=== SUPPLIED MATERIAL ===
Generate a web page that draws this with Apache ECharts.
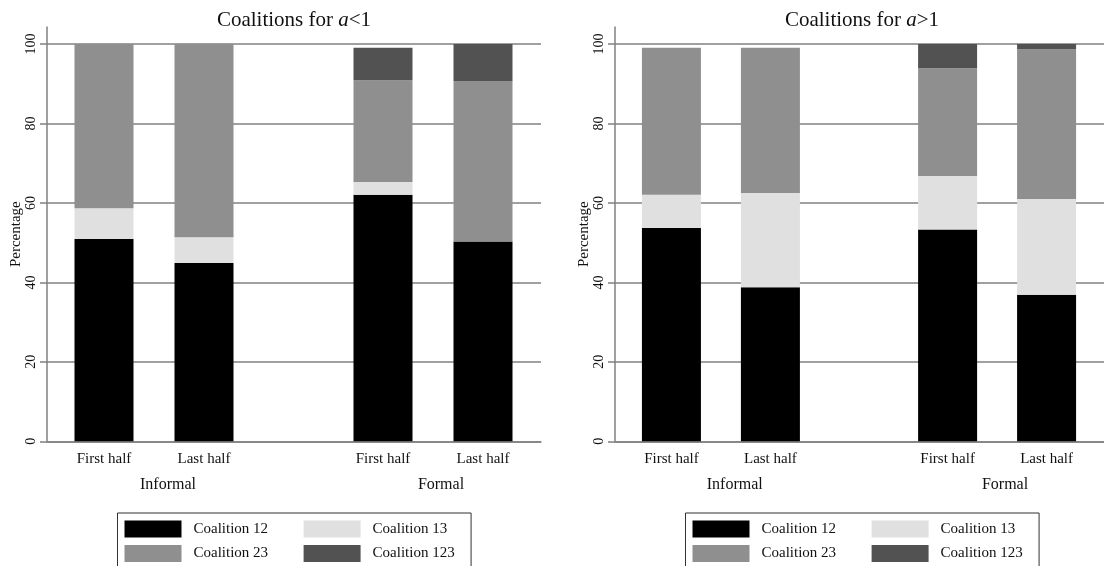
<!DOCTYPE html>
<html><head><meta charset="utf-8">
<script src="https://cdn.jsdelivr.net/npm/echarts@6/dist/echarts.min.js"></script>
<style>html,body{margin:0;padding:0;background:#fff}#c{width:1104px;height:566px}</style>
</head><body><div id="c"></div>
<script>
// ---- data ----
const periods = ['First half', 'Last half', 'First half', 'Last half'];
const settings = ['Informal', 'Formal'];
const seriesNames = ['Coalition 12', 'Coalition 13', 'Coalition 23', 'Coalition 123'];
const titleParts = [['Coalitions for ', 'a', '<1'], ['Coalitions for ', 'a', '>1']];
const yTicks = [0, 20, 40, 60, 80, 100];
// a<1 panel
const lowC12 = [50.9, 44.9, 62.1, 50.3];
const lowC13 = [7.8, 6.5, 3.2, 0];
const lowC23 = [41.3, 48.6, 25.6, 40.4];
const lowC123 = [0, 0, 8.2, 9.3];
// a>1 panel
const highC12 = [53.7, 38.8, 53.3, 36.9];
const highC13 = [8.4, 23.7, 13.5, 24.1];
const highC23 = [37.0, 36.6, 27.1, 37.7];
const highC123 = [0, 0, 6.1, 1.3];

// ---- styling / layout ----
const FONT = 'Liberation Serif';
const TXT = '#111';
const GRIDC = '#808080';
const colors = ['#000000', '#e0e0e0', '#8f8f8f', '#525252'];
const groupStep = 2.79;          // distance between groups (in-group spacing = 1)
const labelShift = [0.14, 0.08]; // nudge of group labels
const barX = periods.map((p, i) => Math.floor(i / 2) * groupStep + (i % 2));
const groupX = settings.map((s, g) => g * groupStep + 0.5 + labelShift[g]);
const panels = [
  { data: [lowC12, lowC13, lowC23, lowC123], left: 47 },
  { data: [highC12, highC13, highC23, highC123], left: 615 }
];
const PW = 494;

const option = { backgroundColor: '#fff', animation: false,
  title: [], grid: [], xAxis: [], yAxis: [], series: [], legend: [] };

const legendCommon = {
  orient: 'horizontal', width: 150, itemGap: 7.5, itemWidth: 57, itemHeight: 17,
  icon: 'rect', selectedMode: false,
  textStyle: { fontFamily: FONT, fontSize: 15, color: TXT, padding: [0, 0, 0, 7] }
};

panels.forEach((p, k) => {
  const tp = titleParts[k];
  option.title.push({
    text: '{n|' + tp[0] + '}{i|' + tp[1] + '}{n|' + tp[2] + '}',
    left: p.left + PW / 2, top: 10, textAlign: 'center', padding: 0,
    textStyle: { fontWeight: 'normal', rich: {
      n: { fontFamily: FONT, fontSize: 21, fontWeight: 'normal', color: TXT },
      i: { fontFamily: FONT, fontSize: 21, fontWeight: 'normal', fontStyle: 'italic', color: TXT }
    } }
  });
  option.grid.push({ left: p.left, top: 27, width: PW, height: 414.3 });
  option.xAxis.push({
    type: 'value', gridIndex: k, min: -0.57, max: 4.37,
    axisLine: { show: true, onZero: false, lineStyle: { color: GRIDC, width: 1.5 } },
    axisTick: { show: false }, splitLine: { show: false },
    axisLabel: { customValues: barX, margin: 10, fontFamily: FONT, fontSize: 15, color: TXT,
      formatter: v => { const i = barX.findIndex(x => Math.abs(x - v) < 1e-6); return i < 0 ? '' : periods[i]; } }
  });
  option.xAxis.push({
    type: 'value', gridIndex: k, min: -0.57, max: 4.37, position: 'bottom', offset: 26,
    axisLine: { show: false, onZero: false }, axisTick: { show: false }, splitLine: { show: false },
    axisLabel: { customValues: groupX, margin: 9, fontFamily: FONT, fontSize: 16, color: TXT,
      formatter: v => { const i = groupX.findIndex(x => Math.abs(x - v) < 1e-6); return i < 0 ? '' : settings[i]; } }
  });
  option.yAxis.push({
    type: 'value', gridIndex: k, min: 0, max: 104.3,
    name: 'Percentage', nameLocation: 'middle', nameGap: 17,
    nameTextStyle: { fontFamily: FONT, fontSize: 15, color: TXT },
    axisLine: { show: true, onZero: false, lineStyle: { color: GRIDC, width: 1.5 } },
    axisTick: { show: true, length: 7, customValues: yTicks, lineStyle: { color: GRIDC, width: 1.5 } },
    axisLabel: { customValues: yTicks, rotate: 90, margin: 9, fontFamily: FONT, fontSize: 14, color: TXT },
    splitLine: { show: true, lineStyle: { color: GRIDC, width: 1.5 } }
  });
  p.data.forEach((vals, s) => {
    option.series.push({
      type: 'bar', name: seriesNames[s], stack: 'panel' + k,
      xAxisIndex: 2 * k, yAxisIndex: k, barWidth: 59,
      itemStyle: { color: colors[s] },
      encode: { x: 1, y: 0 },
      data: vals.map((v, i) => [v, barX[i]])
    });
  });
  // legend: first column carries the surrounding box, second column sits inside it
  option.legend.push(Object.assign({}, legendCommon, {
    left: p.left + 70.5, top: 513,
    padding: [7.5, 203, 7.5, 7], borderColor: '#333', borderWidth: 1,
    data: seriesNames.filter((n, i) => i % 2 === 0)
  }));
  option.legend.push(Object.assign({}, legendCommon, {
    left: p.left + 256.6, top: 520.5, padding: 0,
    data: seriesNames.filter((n, i) => i % 2 === 1)
  }));
});

const chart = echarts.init(document.getElementById('c'), null, { renderer: 'canvas' });
chart.setOption(option);
</script>
</body></html>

=== GIVEN REQUEST ===
Omit the pictures, then quote the rest of the material above exactly.

=== WRITTEN ANSWER ===
Generate a web page that draws this with Apache ECharts.
<!DOCTYPE html>
<html><head><meta charset="utf-8">
<script src="https://cdn.jsdelivr.net/npm/echarts@6/dist/echarts.min.js"></script>
<style>html,body{margin:0;padding:0;background:#fff}#c{width:1104px;height:566px}</style>
</head><body><div id="c"></div>
<script>
// ---- data ----
const periods = ['First half', 'Last half', 'First half', 'Last half'];
const settings = ['Informal', 'Formal'];
const seriesNames = ['Coalition 12', 'Coalition 13', 'Coalition 23', 'Coalition 123'];
const titleParts = [['Coalitions for ', 'a', '<1'], ['Coalitions for ', 'a', '>1']];
const yTicks = [0, 20, 40, 60, 80, 100];
// a<1 panel
const lowC12 = [50.9, 44.9, 62.1, 50.3];
const lowC13 = [7.8, 6.5, 3.2, 0];
const lowC23 = [41.3, 48.6, 25.6, 40.4];
const lowC123 = [0, 0, 8.2, 9.3];
// a>1 panel
const highC12 = [53.7, 38.8, 53.3, 36.9];
const highC13 = [8.4, 23.7, 13.5, 24.1];
const highC23 = [37.0, 36.6, 27.1, 37.7];
const highC123 = [0, 0, 6.1, 1.3];

// ---- styling / layout ----
const FONT = 'Liberation Serif';
const TXT = '#111';
const GRIDC = '#808080';
const colors = ['#000000', '#e0e0e0', '#8f8f8f', '#525252'];
const groupStep = 2.79;          // distance between groups (in-group spacing = 1)
const labelShift = [0.14, 0.08]; // nudge of group labels
const barX = periods.map((p, i) => Math.floor(i / 2) * groupStep + (i % 2));
const groupX = settings.map((s, g) => g * groupStep + 0.5 + labelShift[g]);
const panels = [
  { data: [lowC12, lowC13, lowC23, lowC123], left: 47 },
  { data: [highC12, highC13, highC23, highC123], left: 615 }
];
const PW = 494;

const option = { backgroundColor: '#fff', animation: false,
  title: [], grid: [], xAxis: [], yAxis: [], series: [], legend: [] };

const legendCommon = {
  orient: 'horizontal', width: 150, itemGap: 7.5, itemWidth: 57, itemHeight: 17,
  icon: 'rect', selectedMode: false,
  textStyle: { fontFamily: FONT, fontSize: 15, color: TXT, padding: [0, 0, 0, 7] }
};

panels.forEach((p, k) => {
  const tp = titleParts[k];
  option.title.push({
    text: '{n|' + tp[0] + '}{i|' + tp[1] + '}{n|' + tp[2] + '}',
    left: p.left + PW / 2, top: 10, textAlign: 'center', padding: 0,
    textStyle: { fontWeight: 'normal', rich: {
      n: { fontFamily: FONT, fontSize: 21, fontWeight: 'normal', color: TXT },
      i: { fontFamily: FONT, fontSize: 21, fontWeight: 'normal', fontStyle: 'italic', color: TXT }
    } }
  });
  option.grid.push({ left: p.left, top: 27, width: PW, height: 414.3 });
  option.xAxis.push({
    type: 'value', gridIndex: k, min: -0.57, max: 4.37,
    axisLine: { show: true, onZero: false, lineStyle: { color: GRIDC, width: 1.5 } },
    axisTick: { show: false }, splitLine: { show: false },
    axisLabel: { customValues: barX, margin: 10, fontFamily: FONT, fontSize: 15, color: TXT,
      formatter: v => { const i = barX.findIndex(x => Math.abs(x - v) < 1e-6); return i < 0 ? '' : periods[i]; } }
  });
  option.xAxis.push({
    type: 'value', gridIndex: k, min: -0.57, max: 4.37, position: 'bottom', offset: 26,
    axisLine: { show: false, onZero: false }, axisTick: { show: false }, splitLine: { show: false },
    axisLabel: { customValues: groupX, margin: 9, fontFamily: FONT, fontSize: 16, color: TXT,
      formatter: v => { const i = groupX.findIndex(x => Math.abs(x - v) < 1e-6); return i < 0 ? '' : settings[i]; } }
  });
  option.yAxis.push({
    type: 'value', gridIndex: k, min: 0, max: 104.3,
    name: 'Percentage', nameLocation: 'middle', nameGap: 17,
    nameTextStyle: { fontFamily: FONT, fontSize: 15, color: TXT },
    axisLine: { show: true, onZero: false, lineStyle: { color: GRIDC, width: 1.5 } },
    axisTick: { show: true, length: 7, customValues: yTicks, lineStyle: { color: GRIDC, width: 1.5 } },
    axisLabel: { customValues: yTicks, rotate: 90, margin: 9, fontFamily: FONT, fontSize: 14, color: TXT },
    splitLine: { show: true, lineStyle: { color: GRIDC, width: 1.5 } }
  });
  p.data.forEach((vals, s) => {
    option.series.push({
      type: 'bar', name: seriesNames[s], stack: 'panel' + k,
      xAxisIndex: 2 * k, yAxisIndex: k, barWidth: 59,
      itemStyle: { color: colors[s] },
      encode: { x: 1, y: 0 },
      data: vals.map((v, i) => [v, barX[i]])
    });
  });
  // legend: first column carries the surrounding box, second column sits inside it
  option.legend.push(Object.assign({}, legendCommon, {
    left: p.left + 70.5, top: 513,
    padding: [7.5, 203, 7.5, 7], borderColor: '#333', borderWidth: 1,
    data: seriesNames.filter((n, i) => i % 2 === 0)
  }));
  option.legend.push(Object.assign({}, legendCommon, {
    left: p.left + 256.6, top: 520.5, padding: 0,
    data: seriesNames.filter((n, i) => i % 2 === 1)
  }));
});

const chart = echarts.init(document.getElementById('c'), null, { renderer: 'canvas' });
chart.setOption(option);
</script>
</body></html>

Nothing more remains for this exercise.